Exercise instructions :: Using the material below, work out how many lines contain the word "this". Reply with the number and nothing more.

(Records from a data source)
━━━━━━━━━━━━━━━━

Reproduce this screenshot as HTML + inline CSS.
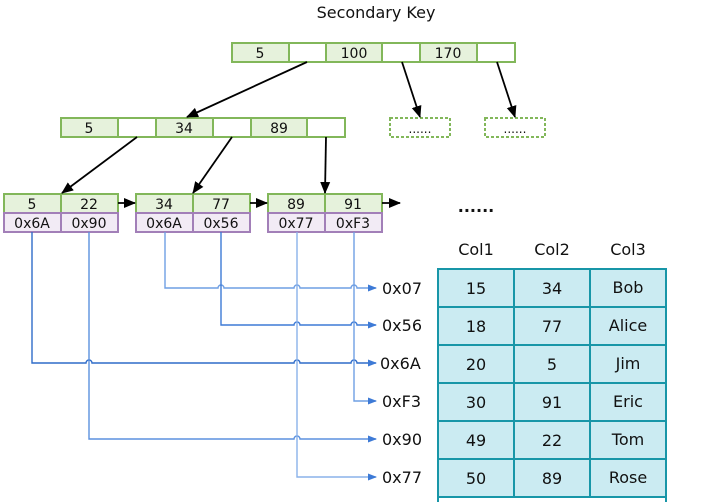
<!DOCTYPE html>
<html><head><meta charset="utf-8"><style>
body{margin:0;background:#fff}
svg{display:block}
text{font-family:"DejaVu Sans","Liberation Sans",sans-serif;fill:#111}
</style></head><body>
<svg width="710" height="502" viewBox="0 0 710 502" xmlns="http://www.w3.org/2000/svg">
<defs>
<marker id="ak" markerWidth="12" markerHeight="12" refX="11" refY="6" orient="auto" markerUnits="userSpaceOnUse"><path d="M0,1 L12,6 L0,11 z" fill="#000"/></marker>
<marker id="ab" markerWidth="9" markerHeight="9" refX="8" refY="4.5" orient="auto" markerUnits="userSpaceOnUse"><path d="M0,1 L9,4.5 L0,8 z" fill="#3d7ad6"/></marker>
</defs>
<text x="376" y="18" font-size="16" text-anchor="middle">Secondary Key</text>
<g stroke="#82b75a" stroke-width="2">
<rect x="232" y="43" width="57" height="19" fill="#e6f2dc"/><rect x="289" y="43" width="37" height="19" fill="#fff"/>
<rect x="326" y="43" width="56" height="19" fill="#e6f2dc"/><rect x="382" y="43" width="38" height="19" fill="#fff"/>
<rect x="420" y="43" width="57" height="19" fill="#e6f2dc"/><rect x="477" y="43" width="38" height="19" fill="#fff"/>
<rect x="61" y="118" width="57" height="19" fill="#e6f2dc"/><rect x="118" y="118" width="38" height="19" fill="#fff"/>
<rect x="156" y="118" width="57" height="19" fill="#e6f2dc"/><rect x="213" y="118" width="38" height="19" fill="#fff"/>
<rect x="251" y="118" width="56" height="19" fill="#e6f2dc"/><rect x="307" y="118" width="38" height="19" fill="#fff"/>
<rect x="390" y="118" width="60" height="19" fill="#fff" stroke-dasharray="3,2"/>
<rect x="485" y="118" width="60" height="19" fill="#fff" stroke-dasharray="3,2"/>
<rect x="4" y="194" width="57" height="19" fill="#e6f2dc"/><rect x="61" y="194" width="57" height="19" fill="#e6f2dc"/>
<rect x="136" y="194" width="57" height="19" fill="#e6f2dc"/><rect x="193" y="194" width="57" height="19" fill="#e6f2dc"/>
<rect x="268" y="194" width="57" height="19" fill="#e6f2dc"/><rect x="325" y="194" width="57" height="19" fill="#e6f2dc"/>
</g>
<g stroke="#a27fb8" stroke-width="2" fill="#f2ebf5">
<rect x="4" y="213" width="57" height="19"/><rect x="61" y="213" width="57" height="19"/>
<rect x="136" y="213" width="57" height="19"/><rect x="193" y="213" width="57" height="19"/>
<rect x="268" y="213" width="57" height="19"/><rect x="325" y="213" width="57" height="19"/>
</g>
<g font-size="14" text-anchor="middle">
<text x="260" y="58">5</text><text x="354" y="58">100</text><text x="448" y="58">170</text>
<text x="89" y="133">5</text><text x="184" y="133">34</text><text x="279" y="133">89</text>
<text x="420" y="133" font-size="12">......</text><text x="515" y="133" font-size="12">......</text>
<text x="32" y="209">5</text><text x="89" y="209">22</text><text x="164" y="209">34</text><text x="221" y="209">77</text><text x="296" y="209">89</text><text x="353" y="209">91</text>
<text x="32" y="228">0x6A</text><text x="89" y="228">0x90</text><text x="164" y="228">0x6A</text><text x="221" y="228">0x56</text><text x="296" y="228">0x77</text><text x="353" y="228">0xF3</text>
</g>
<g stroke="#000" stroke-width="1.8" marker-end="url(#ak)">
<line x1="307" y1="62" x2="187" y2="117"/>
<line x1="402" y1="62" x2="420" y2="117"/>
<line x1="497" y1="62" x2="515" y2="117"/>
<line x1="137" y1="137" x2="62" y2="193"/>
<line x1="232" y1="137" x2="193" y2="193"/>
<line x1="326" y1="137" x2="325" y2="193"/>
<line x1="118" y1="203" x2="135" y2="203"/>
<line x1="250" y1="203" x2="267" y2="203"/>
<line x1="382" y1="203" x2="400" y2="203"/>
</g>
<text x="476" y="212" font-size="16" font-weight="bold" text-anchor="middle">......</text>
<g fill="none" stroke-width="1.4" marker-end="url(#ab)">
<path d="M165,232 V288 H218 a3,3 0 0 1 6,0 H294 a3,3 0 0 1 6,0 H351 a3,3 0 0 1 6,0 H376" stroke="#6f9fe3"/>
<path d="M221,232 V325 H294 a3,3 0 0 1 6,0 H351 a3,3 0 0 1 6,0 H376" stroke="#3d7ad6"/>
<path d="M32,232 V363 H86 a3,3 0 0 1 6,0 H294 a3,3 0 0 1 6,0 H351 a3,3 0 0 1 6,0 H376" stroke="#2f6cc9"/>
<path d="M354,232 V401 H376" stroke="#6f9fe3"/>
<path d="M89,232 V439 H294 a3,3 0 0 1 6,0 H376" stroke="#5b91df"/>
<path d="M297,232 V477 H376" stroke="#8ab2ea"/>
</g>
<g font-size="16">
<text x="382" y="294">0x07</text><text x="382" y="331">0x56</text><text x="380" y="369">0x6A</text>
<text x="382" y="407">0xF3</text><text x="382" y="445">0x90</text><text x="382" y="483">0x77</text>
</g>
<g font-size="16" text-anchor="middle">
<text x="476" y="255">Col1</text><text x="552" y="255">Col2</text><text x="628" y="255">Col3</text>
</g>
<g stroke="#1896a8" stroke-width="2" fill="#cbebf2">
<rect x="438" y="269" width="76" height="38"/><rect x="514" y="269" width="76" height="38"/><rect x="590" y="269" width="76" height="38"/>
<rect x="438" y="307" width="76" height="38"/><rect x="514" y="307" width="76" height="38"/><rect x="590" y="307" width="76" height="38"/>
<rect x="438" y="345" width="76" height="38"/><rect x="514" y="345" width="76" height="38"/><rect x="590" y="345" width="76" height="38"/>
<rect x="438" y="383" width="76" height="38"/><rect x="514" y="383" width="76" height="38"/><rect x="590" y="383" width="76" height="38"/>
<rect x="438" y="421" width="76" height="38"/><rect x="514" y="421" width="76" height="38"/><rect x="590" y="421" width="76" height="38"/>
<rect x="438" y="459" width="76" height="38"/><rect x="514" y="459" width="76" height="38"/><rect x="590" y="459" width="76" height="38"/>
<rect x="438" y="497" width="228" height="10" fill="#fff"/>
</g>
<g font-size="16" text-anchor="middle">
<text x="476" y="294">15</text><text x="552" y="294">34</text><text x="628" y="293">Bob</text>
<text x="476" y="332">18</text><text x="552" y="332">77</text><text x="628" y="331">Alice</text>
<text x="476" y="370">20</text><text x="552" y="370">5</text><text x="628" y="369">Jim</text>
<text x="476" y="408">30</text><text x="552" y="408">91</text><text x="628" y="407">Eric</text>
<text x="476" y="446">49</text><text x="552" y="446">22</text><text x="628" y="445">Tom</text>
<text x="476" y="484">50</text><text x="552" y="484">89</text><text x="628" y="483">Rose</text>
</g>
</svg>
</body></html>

━━━━━━━━━━━━━━━━

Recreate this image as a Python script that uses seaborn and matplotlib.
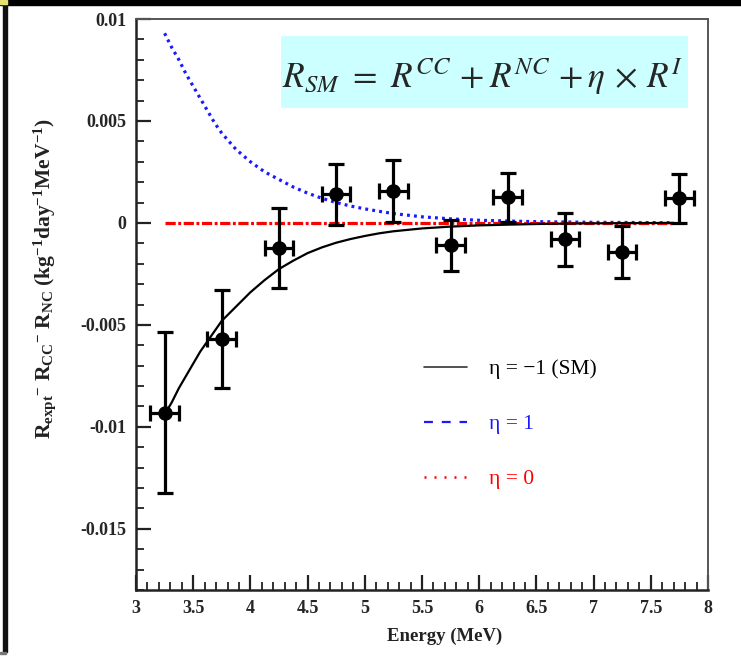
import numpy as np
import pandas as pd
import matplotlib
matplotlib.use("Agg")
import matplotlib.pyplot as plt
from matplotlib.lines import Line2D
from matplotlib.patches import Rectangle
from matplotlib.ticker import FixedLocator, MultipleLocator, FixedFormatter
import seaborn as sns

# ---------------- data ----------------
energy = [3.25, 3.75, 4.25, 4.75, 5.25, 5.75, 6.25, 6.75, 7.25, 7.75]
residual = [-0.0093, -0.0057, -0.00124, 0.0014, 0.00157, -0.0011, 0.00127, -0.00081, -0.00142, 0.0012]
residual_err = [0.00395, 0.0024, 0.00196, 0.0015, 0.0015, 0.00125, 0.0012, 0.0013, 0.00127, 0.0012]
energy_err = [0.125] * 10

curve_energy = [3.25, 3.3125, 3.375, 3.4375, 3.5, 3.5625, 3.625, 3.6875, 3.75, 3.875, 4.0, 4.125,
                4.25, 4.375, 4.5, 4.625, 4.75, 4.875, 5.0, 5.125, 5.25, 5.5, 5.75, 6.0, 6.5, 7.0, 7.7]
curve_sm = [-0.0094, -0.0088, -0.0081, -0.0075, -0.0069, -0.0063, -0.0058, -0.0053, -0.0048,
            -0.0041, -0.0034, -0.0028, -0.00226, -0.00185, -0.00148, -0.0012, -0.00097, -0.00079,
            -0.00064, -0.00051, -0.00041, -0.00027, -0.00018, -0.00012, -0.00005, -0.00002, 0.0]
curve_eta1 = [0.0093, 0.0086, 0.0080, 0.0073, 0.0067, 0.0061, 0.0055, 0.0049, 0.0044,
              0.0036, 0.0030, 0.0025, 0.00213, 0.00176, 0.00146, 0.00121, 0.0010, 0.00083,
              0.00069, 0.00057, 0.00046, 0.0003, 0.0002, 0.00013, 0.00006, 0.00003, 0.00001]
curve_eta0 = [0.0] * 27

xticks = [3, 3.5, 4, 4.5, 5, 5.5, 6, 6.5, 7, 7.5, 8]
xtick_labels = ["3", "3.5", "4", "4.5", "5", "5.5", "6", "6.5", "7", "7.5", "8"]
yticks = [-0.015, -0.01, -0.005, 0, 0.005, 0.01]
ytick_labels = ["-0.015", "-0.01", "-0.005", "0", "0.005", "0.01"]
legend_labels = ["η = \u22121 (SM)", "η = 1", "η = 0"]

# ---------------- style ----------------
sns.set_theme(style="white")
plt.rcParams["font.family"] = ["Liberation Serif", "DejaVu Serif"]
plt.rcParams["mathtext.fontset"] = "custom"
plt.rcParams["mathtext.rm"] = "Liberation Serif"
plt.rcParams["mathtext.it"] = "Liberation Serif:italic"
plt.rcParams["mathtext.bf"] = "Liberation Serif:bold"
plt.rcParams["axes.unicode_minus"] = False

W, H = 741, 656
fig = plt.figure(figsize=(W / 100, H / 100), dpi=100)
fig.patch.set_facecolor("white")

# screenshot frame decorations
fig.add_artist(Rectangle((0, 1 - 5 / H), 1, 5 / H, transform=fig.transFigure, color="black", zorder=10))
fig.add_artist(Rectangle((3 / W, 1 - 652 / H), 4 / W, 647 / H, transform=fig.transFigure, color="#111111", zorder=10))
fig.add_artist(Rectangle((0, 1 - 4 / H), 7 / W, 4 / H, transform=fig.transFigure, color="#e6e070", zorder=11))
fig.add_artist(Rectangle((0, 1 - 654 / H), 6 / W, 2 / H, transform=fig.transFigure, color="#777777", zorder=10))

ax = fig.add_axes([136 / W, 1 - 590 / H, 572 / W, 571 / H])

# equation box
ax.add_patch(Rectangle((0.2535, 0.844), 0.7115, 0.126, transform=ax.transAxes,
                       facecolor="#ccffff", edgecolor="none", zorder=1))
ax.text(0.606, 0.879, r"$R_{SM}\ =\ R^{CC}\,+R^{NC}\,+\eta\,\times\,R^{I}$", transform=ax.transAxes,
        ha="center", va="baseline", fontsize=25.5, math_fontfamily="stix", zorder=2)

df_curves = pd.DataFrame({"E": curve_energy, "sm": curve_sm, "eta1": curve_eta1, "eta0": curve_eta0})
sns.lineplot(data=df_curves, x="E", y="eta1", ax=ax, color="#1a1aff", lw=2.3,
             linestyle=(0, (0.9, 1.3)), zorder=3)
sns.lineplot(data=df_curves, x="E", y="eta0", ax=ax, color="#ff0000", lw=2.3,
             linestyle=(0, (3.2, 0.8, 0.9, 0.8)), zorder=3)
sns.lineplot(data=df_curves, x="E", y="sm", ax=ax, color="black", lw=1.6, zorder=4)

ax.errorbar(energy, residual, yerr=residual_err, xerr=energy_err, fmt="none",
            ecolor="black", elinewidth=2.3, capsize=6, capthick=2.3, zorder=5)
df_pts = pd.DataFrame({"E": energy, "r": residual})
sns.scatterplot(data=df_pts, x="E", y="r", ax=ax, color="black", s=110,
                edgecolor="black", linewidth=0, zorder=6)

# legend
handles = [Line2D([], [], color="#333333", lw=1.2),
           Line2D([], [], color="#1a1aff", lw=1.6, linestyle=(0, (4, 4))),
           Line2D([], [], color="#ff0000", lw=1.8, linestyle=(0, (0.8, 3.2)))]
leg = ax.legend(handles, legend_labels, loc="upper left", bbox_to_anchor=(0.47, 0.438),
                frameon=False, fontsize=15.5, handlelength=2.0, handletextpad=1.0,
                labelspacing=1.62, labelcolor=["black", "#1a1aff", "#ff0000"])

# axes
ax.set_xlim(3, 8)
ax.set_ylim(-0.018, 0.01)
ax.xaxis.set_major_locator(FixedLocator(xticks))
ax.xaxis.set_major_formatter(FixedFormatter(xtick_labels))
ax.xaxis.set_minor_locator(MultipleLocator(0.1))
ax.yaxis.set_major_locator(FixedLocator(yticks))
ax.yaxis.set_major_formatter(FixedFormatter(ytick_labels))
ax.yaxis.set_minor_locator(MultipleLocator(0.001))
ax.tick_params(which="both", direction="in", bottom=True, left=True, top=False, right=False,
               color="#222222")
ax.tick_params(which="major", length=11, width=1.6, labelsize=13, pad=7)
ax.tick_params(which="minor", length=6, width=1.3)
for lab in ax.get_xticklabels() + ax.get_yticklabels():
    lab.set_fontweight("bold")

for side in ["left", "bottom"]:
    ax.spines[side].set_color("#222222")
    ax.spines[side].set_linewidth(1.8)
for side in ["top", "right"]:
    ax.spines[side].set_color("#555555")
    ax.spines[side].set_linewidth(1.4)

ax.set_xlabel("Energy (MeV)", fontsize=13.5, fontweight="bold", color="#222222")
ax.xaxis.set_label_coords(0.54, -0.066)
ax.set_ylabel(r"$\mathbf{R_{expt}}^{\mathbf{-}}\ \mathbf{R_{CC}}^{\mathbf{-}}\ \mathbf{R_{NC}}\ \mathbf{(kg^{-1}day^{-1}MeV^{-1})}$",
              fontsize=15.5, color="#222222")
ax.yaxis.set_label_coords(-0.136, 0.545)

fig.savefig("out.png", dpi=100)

━━━━━━━━━━━━━━━━

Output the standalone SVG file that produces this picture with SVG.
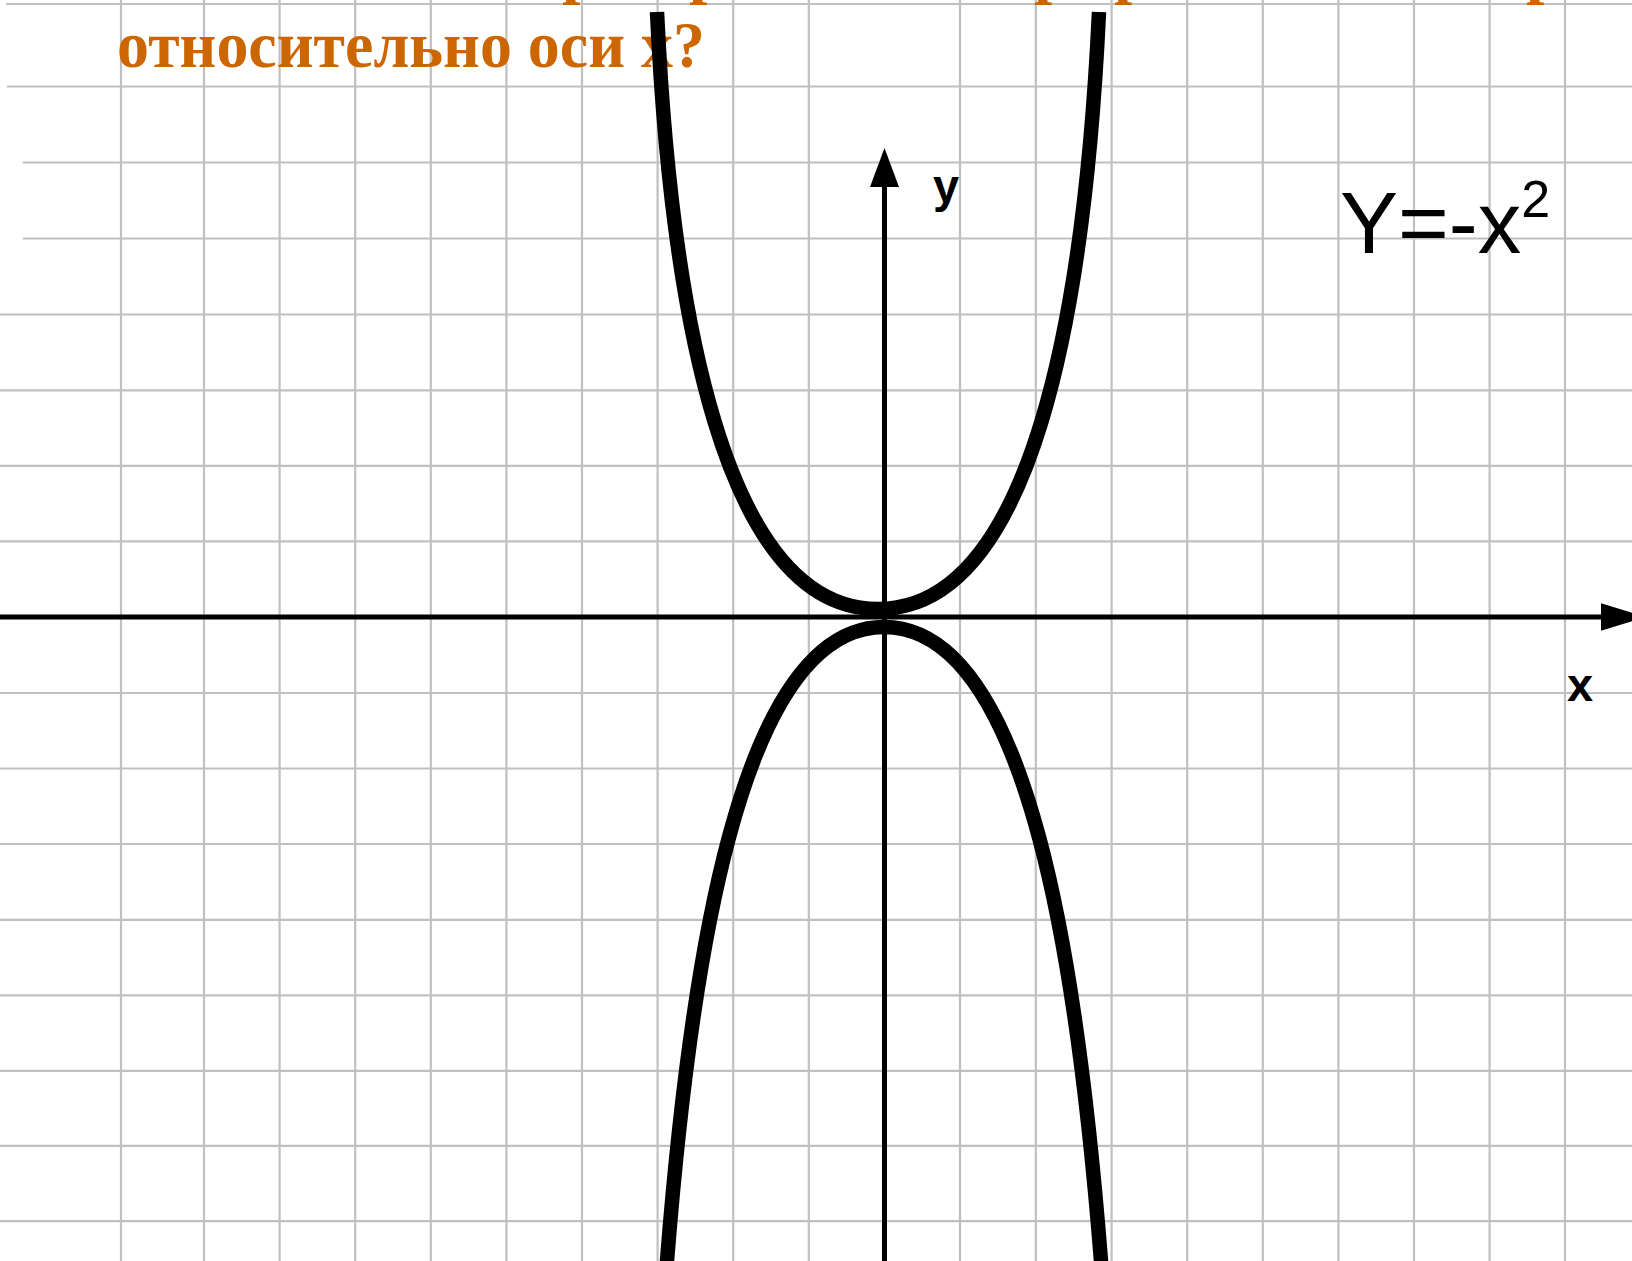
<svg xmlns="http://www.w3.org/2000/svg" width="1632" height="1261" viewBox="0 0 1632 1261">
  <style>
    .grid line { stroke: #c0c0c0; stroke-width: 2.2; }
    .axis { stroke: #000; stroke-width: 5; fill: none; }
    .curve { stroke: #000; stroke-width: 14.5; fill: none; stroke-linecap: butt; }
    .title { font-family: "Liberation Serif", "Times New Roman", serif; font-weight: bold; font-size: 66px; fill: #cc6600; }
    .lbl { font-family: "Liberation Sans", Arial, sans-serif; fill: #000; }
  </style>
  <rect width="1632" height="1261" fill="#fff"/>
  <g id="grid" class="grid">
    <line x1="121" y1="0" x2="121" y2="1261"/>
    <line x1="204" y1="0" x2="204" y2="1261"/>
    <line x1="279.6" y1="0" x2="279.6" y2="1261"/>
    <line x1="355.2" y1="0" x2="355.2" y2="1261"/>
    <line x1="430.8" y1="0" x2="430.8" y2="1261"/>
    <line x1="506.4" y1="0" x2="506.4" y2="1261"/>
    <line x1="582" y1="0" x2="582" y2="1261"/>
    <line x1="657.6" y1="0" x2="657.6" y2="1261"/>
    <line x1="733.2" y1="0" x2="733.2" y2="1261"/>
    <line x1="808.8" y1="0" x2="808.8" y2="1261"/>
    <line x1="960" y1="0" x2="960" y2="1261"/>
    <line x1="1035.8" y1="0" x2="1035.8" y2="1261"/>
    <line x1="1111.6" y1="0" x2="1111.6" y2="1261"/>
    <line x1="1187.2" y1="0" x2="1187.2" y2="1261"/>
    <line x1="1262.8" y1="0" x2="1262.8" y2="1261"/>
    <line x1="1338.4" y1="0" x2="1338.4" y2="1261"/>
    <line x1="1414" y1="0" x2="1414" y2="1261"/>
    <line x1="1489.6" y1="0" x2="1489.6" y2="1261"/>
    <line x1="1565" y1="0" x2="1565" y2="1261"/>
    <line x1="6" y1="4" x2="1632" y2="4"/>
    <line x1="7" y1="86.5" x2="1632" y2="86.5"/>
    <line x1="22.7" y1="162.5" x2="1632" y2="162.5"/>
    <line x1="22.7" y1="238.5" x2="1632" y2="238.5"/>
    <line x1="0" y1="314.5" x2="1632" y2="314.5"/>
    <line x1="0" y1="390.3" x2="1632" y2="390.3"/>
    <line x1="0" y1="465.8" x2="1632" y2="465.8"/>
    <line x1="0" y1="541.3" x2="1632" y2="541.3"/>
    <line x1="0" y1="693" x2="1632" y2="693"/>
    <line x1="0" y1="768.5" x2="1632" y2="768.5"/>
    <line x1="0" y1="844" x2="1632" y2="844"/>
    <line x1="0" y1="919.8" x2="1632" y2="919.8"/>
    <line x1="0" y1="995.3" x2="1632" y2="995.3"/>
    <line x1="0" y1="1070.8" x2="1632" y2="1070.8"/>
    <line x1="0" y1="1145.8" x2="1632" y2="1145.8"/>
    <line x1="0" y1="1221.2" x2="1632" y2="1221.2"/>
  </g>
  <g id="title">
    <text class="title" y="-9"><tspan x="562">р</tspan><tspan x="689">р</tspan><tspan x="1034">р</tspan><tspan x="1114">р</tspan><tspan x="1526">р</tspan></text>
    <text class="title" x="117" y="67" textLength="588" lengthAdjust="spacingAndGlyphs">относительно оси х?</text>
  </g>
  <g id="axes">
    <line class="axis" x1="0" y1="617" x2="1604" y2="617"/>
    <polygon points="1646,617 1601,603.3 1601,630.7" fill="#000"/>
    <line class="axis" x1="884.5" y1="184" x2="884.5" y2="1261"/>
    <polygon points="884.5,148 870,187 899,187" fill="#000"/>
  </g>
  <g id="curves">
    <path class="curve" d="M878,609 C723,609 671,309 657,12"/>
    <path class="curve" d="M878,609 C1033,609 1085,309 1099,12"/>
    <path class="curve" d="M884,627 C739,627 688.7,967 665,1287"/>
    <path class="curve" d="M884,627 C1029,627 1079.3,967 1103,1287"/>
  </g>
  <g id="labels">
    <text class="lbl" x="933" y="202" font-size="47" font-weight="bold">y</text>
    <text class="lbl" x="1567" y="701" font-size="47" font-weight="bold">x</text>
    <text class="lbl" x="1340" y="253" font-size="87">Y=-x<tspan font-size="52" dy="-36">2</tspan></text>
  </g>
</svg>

━━━━━━━━━━━━━━━━

Exercise result :: 3